Records contained in a dataset:
____
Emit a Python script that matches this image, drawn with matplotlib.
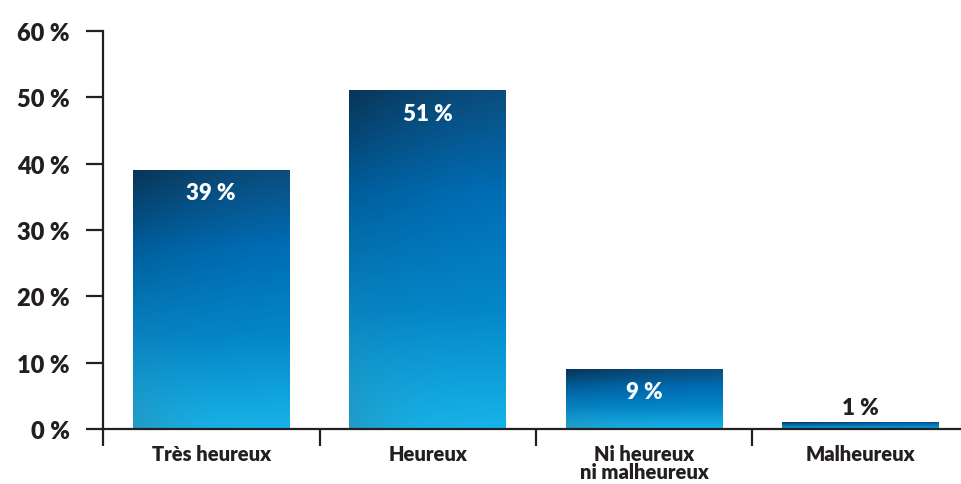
import numpy as np
import matplotlib.pyplot as plt
from matplotlib.colors import to_rgb

categories = ['Très heureux', 'Heureux', 'Ni heureux\nni malheureux', 'Malheureux']
values = [39, 51, 9, 1]
yticks = [0, 10, 20, 30, 40, 50, 60]

plt.rcParams['font.family'] = ['Lato', 'DejaVu Sans']
ink = '#231f20'


def bar_gradient(n=120, m=60):
    # vertical stops: dark navy top -> blue -> light cyan bottom
    stops = [(0.0, '#0b4d7e'), (0.3, '#006db5'), (0.65, '#0487c9'), (1.0, '#17b3e8')]
    t = np.linspace(0, 1, n)
    cols = np.zeros((n, 3))
    for k in range(3):
        cols[:, k] = np.interp(t, [s[0] for s in stops], [to_rgb(s[1])[k] for s in stops])
    img = np.repeat(cols[:, None, :], m, axis=1)
    x = np.linspace(0, 1, m)
    # darker left side near the top, greyish teal at bottom-left
    shade = 1 - 0.3 * np.outer((1 - t) ** 2, (1 - x) ** 1.5)
    img = img * shade[:, :, None]
    teal = np.array(to_rgb('#2a86a8'))
    w = np.outer(t ** 3, (1 - x) ** 3) * 0.55
    img = img * (1 - w[:, :, None]) + teal * w[:, :, None]
    return np.clip(img, 0, 1)


fig = plt.figure(figsize=(9.62, 4.85), dpi=100)
ax = fig.add_axes([103 / 962, 55 / 485, 859 / 962, 398 / 485])

x = np.arange(len(categories))
bars = ax.bar(x, values, width=0.725, color='none', edgecolor='none')
grad = bar_gradient()
for b in bars:
    x0, w, h = b.get_x(), b.get_width(), b.get_height()
    ax.imshow(grad, extent=[x0, x0 + w, 0, h], aspect='auto', zorder=2, interpolation='bilinear')

for xi, v in zip(x, values):
    if v > 5:
        ax.text(xi, v - 3.4, f'{v} %', ha='center', va='center', color='white',
                fontsize=16, fontweight='heavy', zorder=3)
    else:
        ax.text(xi, v + 2.2, f'{v} %', ha='center', va='center', color=ink,
                fontsize=16, fontweight='heavy', zorder=3)

ax.set_xlim(-0.5, -0.5 + 859 / 216.5)
ax.set_ylim(0, 60)

for s in ['top', 'right']:
    ax.spines[s].set_visible(False)
for s in ['left', 'bottom']:
    ax.spines[s].set_color(ink)
    ax.spines[s].set_linewidth(1.6)
    ax.spines[s].set_zorder(4)

ax.set_yticks(yticks)
ax.set_yticklabels([f'{v} %' for v in yticks], fontsize=17, fontweight='heavy', color=ink)
ax.tick_params(axis='y', length=12, width=1.6, color=ink, pad=12)

ax.set_xticks(x)
ax.set_xticklabels(categories, fontsize=14.5, fontweight='heavy', color=ink, linespacing=0.95)
ax.set_xticks(np.arange(-0.5, len(categories) - 0.5, 1.0), minor=True)
ax.tick_params(axis='x', which='major', length=0, pad=11)
ax.tick_params(axis='x', which='minor', length=12, width=1.6, color=ink)

fig.savefig('out.png', dpi=100)
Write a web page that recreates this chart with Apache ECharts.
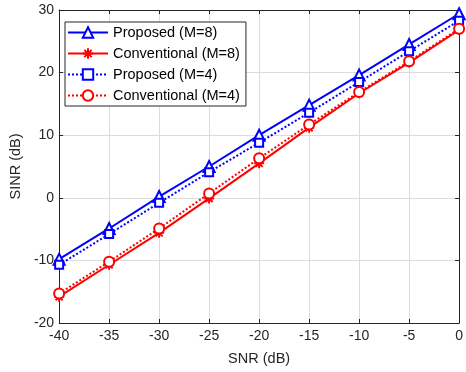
<!DOCTYPE html>
<html>
<head>
<meta charset="utf-8">
<script src="https://cdn.jsdelivr.net/npm/echarts@6/dist/echarts.min.js"></script>
<style>
  html, body { margin: 0; padding: 0; background: #fff; }
  #chart { width: 466px; height: 372px; }
</style>
</head>
<body>
<div id="chart"></div>
<script>
const snr = [-40, -35, -30, -25, -20, -15, -10, -5, 0]

const proposedM8 = [-9.8, -4.9, 0.2, 5.0, 10.0, 14.8, 19.6, 24.5, 29.4]
const conventionalM8 = [-15.8, -10.7, -5.6, -0.1, 5.5, 11.2, 16.7, 21.6, 26.8]
const proposedM4 = [-10.7, -5.8, -0.8, 4.1, 8.8, 13.6, 18.5, 23.4, 28.3]
const conventionalM4 = [-15.3, -10.2, -4.9, 0.7, 6.3, 11.7, 16.9, 21.8, 27.0]

const names = ['Proposed (M=8)', 'Conventional (M=8)', 'Proposed (M=4)', 'Conventional (M=4)']

const axisColor = '#262626'
const font = 'Liberation Sans, Arial, sans-serif'
// matlab-like '*' marker: vertical, horizontal and two diagonals
const asterisk = 'path://M0,-5L0,5M-5,0L5,0M-3.5,-3.5L3.5,3.5M-3.5,3.5L3.5,-3.5'

const chart = echarts.init(document.getElementById('chart'))

function pairs(values) {
  return snr.map((x, i) => [x, values[i]])
}

function makeSeries(name, values, color, lineType, symbol, size) {
  return {
    name,
    type: 'line',
    data: pairs(values),
    symbol,
    symbolSize: size,
    showAllSymbol: true,
    lineStyle: { color, width: 2, type: lineType },
    itemStyle: { color, borderColor: color, borderWidth: 2 },
    emphasis: { disabled: true },
    z: 3,
  }
}

const sideAxis = {
  axisLine: { show: true, onZero: false, lineStyle: { color: axisColor } },
  axisTick: { show: true, inside: true, length: 4, lineStyle: { color: axisColor } },
  axisLabel: { show: false },
  splitLine: { show: false },
}

chart.setOption({
  animation: false,
  backgroundColor: '#fff',
  grid: { left: 57, right: 4, top: 10, bottom: 49 },
  legend: {
    data: names,
    orient: 'vertical',
    left: 65,
    top: 22,
    backgroundColor: '#fff',
    borderColor: axisColor,
    borderWidth: 1,
    padding: [3, 6, 3, 2],
    itemWidth: 40,
    itemHeight: 13,
    itemGap: 6,
    textStyle: { fontFamily: font, fontSize: 14.5, color: '#000' },
  },
  xAxis: [
    {
      type: 'value',
      min: -40, max: 0, interval: 5,
      name: 'SNR (dB)',
      nameLocation: 'middle',
      nameGap: 28,
      nameTextStyle: { fontFamily: font, fontSize: 14.5, color: axisColor },
      axisLine: { show: true, onZero: false, lineStyle: { color: axisColor } },
      axisTick: { show: true, inside: true, length: 4, lineStyle: { color: axisColor } },
      axisLabel: { fontFamily: font, fontSize: 14, color: axisColor, margin: 6 },
      splitLine: { show: true, lineStyle: { color: '#dcdcdc', width: 1 } },
    },
    Object.assign({ type: 'value', position: 'top', min: -40, max: 0, interval: 5 }, sideAxis),
  ],
  yAxis: [
    {
      type: 'value',
      min: -20, max: 30, interval: 10,
      name: 'SINR (dB)',
      nameLocation: 'middle',
      nameGap: 30,
      nameTextStyle: { fontFamily: font, fontSize: 14.5, color: axisColor },
      axisLine: { show: true, onZero: false, lineStyle: { color: axisColor } },
      axisTick: { show: true, inside: true, length: 4, lineStyle: { color: axisColor } },
      axisLabel: { fontFamily: font, fontSize: 14, color: axisColor, margin: 5 },
      splitLine: { show: true, lineStyle: { color: '#dcdcdc', width: 1 } },
    },
    Object.assign({ type: 'value', position: 'right', min: -20, max: 30, interval: 10 }, sideAxis),
  ],
  series: [
    makeSeries(names[0], proposedM8, '#0000ff', 'solid', 'emptyTriangle', 11),
    makeSeries(names[1], conventionalM8, '#ff0000', 'solid', asterisk, 10),
    makeSeries(names[2], proposedM4, '#0000ff', 'dotted', 'emptyRect', 8),
    makeSeries(names[3], conventionalM4, '#ff0000', 'dotted', 'emptyCircle', 10),
  ],
})
</script>
</body>
</html>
____
» **Instruction**
Without the pictures, restate all of the entries above verbatim.

» **The answer**
Emit a Python script that matches this image, drawn with matplotlib.
import numpy as np
import matplotlib.pyplot as plt
from matplotlib.colors import to_rgb

categories = ['Très heureux', 'Heureux', 'Ni heureux\nni malheureux', 'Malheureux']
values = [39, 51, 9, 1]
yticks = [0, 10, 20, 30, 40, 50, 60]

plt.rcParams['font.family'] = ['Lato', 'DejaVu Sans']
ink = '#231f20'


def bar_gradient(n=120, m=60):
    # vertical stops: dark navy top -> blue -> light cyan bottom
    stops = [(0.0, '#0b4d7e'), (0.3, '#006db5'), (0.65, '#0487c9'), (1.0, '#17b3e8')]
    t = np.linspace(0, 1, n)
    cols = np.zeros((n, 3))
    for k in range(3):
        cols[:, k] = np.interp(t, [s[0] for s in stops], [to_rgb(s[1])[k] for s in stops])
    img = np.repeat(cols[:, None, :], m, axis=1)
    x = np.linspace(0, 1, m)
    # darker left side near the top, greyish teal at bottom-left
    shade = 1 - 0.3 * np.outer((1 - t) ** 2, (1 - x) ** 1.5)
    img = img * shade[:, :, None]
    teal = np.array(to_rgb('#2a86a8'))
    w = np.outer(t ** 3, (1 - x) ** 3) * 0.55
    img = img * (1 - w[:, :, None]) + teal * w[:, :, None]
    return np.clip(img, 0, 1)


fig = plt.figure(figsize=(9.62, 4.85), dpi=100)
ax = fig.add_axes([103 / 962, 55 / 485, 859 / 962, 398 / 485])

x = np.arange(len(categories))
bars = ax.bar(x, values, width=0.725, color='none', edgecolor='none')
grad = bar_gradient()
for b in bars:
    x0, w, h = b.get_x(), b.get_width(), b.get_height()
    ax.imshow(grad, extent=[x0, x0 + w, 0, h], aspect='auto', zorder=2, interpolation='bilinear')

for xi, v in zip(x, values):
    if v > 5:
        ax.text(xi, v - 3.4, f'{v} %', ha='center', va='center', color='white',
                fontsize=16, fontweight='heavy', zorder=3)
    else:
        ax.text(xi, v + 2.2, f'{v} %', ha='center', va='center', color=ink,
                fontsize=16, fontweight='heavy', zorder=3)

ax.set_xlim(-0.5, -0.5 + 859 / 216.5)
ax.set_ylim(0, 60)

for s in ['top', 'right']:
    ax.spines[s].set_visible(False)
for s in ['left', 'bottom']:
    ax.spines[s].set_color(ink)
    ax.spines[s].set_linewidth(1.6)
    ax.spines[s].set_zorder(4)

ax.set_yticks(yticks)
ax.set_yticklabels([f'{v} %' for v in yticks], fontsize=17, fontweight='heavy', color=ink)
ax.tick_params(axis='y', length=12, width=1.6, color=ink, pad=12)

ax.set_xticks(x)
ax.set_xticklabels(categories, fontsize=14.5, fontweight='heavy', color=ink, linespacing=0.95)
ax.set_xticks(np.arange(-0.5, len(categories) - 0.5, 1.0), minor=True)
ax.tick_params(axis='x', which='major', length=0, pad=11)
ax.tick_params(axis='x', which='minor', length=12, width=1.6, color=ink)

fig.savefig('out.png', dpi=100)
Write a web page that recreates this chart with Apache ECharts.
<!DOCTYPE html>
<html>
<head>
<meta charset="utf-8">
<script src="https://cdn.jsdelivr.net/npm/echarts@6/dist/echarts.min.js"></script>
<style>
  html, body { margin: 0; padding: 0; background: #fff; }
  #chart { width: 466px; height: 372px; }
</style>
</head>
<body>
<div id="chart"></div>
<script>
const snr = [-40, -35, -30, -25, -20, -15, -10, -5, 0]

const proposedM8 = [-9.8, -4.9, 0.2, 5.0, 10.0, 14.8, 19.6, 24.5, 29.4]
const conventionalM8 = [-15.8, -10.7, -5.6, -0.1, 5.5, 11.2, 16.7, 21.6, 26.8]
const proposedM4 = [-10.7, -5.8, -0.8, 4.1, 8.8, 13.6, 18.5, 23.4, 28.3]
const conventionalM4 = [-15.3, -10.2, -4.9, 0.7, 6.3, 11.7, 16.9, 21.8, 27.0]

const names = ['Proposed (M=8)', 'Conventional (M=8)', 'Proposed (M=4)', 'Conventional (M=4)']

const axisColor = '#262626'
const font = 'Liberation Sans, Arial, sans-serif'
// matlab-like '*' marker: vertical, horizontal and two diagonals
const asterisk = 'path://M0,-5L0,5M-5,0L5,0M-3.5,-3.5L3.5,3.5M-3.5,3.5L3.5,-3.5'

const chart = echarts.init(document.getElementById('chart'))

function pairs(values) {
  return snr.map((x, i) => [x, values[i]])
}

function makeSeries(name, values, color, lineType, symbol, size) {
  return {
    name,
    type: 'line',
    data: pairs(values),
    symbol,
    symbolSize: size,
    showAllSymbol: true,
    lineStyle: { color, width: 2, type: lineType },
    itemStyle: { color, borderColor: color, borderWidth: 2 },
    emphasis: { disabled: true },
    z: 3,
  }
}

const sideAxis = {
  axisLine: { show: true, onZero: false, lineStyle: { color: axisColor } },
  axisTick: { show: true, inside: true, length: 4, lineStyle: { color: axisColor } },
  axisLabel: { show: false },
  splitLine: { show: false },
}

chart.setOption({
  animation: false,
  backgroundColor: '#fff',
  grid: { left: 57, right: 4, top: 10, bottom: 49 },
  legend: {
    data: names,
    orient: 'vertical',
    left: 65,
    top: 22,
    backgroundColor: '#fff',
    borderColor: axisColor,
    borderWidth: 1,
    padding: [3, 6, 3, 2],
    itemWidth: 40,
    itemHeight: 13,
    itemGap: 6,
    textStyle: { fontFamily: font, fontSize: 14.5, color: '#000' },
  },
  xAxis: [
    {
      type: 'value',
      min: -40, max: 0, interval: 5,
      name: 'SNR (dB)',
      nameLocation: 'middle',
      nameGap: 28,
      nameTextStyle: { fontFamily: font, fontSize: 14.5, color: axisColor },
      axisLine: { show: true, onZero: false, lineStyle: { color: axisColor } },
      axisTick: { show: true, inside: true, length: 4, lineStyle: { color: axisColor } },
      axisLabel: { fontFamily: font, fontSize: 14, color: axisColor, margin: 6 },
      splitLine: { show: true, lineStyle: { color: '#dcdcdc', width: 1 } },
    },
    Object.assign({ type: 'value', position: 'top', min: -40, max: 0, interval: 5 }, sideAxis),
  ],
  yAxis: [
    {
      type: 'value',
      min: -20, max: 30, interval: 10,
      name: 'SINR (dB)',
      nameLocation: 'middle',
      nameGap: 30,
      nameTextStyle: { fontFamily: font, fontSize: 14.5, color: axisColor },
      axisLine: { show: true, onZero: false, lineStyle: { color: axisColor } },
      axisTick: { show: true, inside: true, length: 4, lineStyle: { color: axisColor } },
      axisLabel: { fontFamily: font, fontSize: 14, color: axisColor, margin: 5 },
      splitLine: { show: true, lineStyle: { color: '#dcdcdc', width: 1 } },
    },
    Object.assign({ type: 'value', position: 'right', min: -20, max: 30, interval: 10 }, sideAxis),
  ],
  series: [
    makeSeries(names[0], proposedM8, '#0000ff', 'solid', 'emptyTriangle', 11),
    makeSeries(names[1], conventionalM8, '#ff0000', 'solid', asterisk, 10),
    makeSeries(names[2], proposedM4, '#0000ff', 'dotted', 'emptyRect', 8),
    makeSeries(names[3], conventionalM4, '#ff0000', 'dotted', 'emptyCircle', 10),
  ],
})
</script>
</body>
</html>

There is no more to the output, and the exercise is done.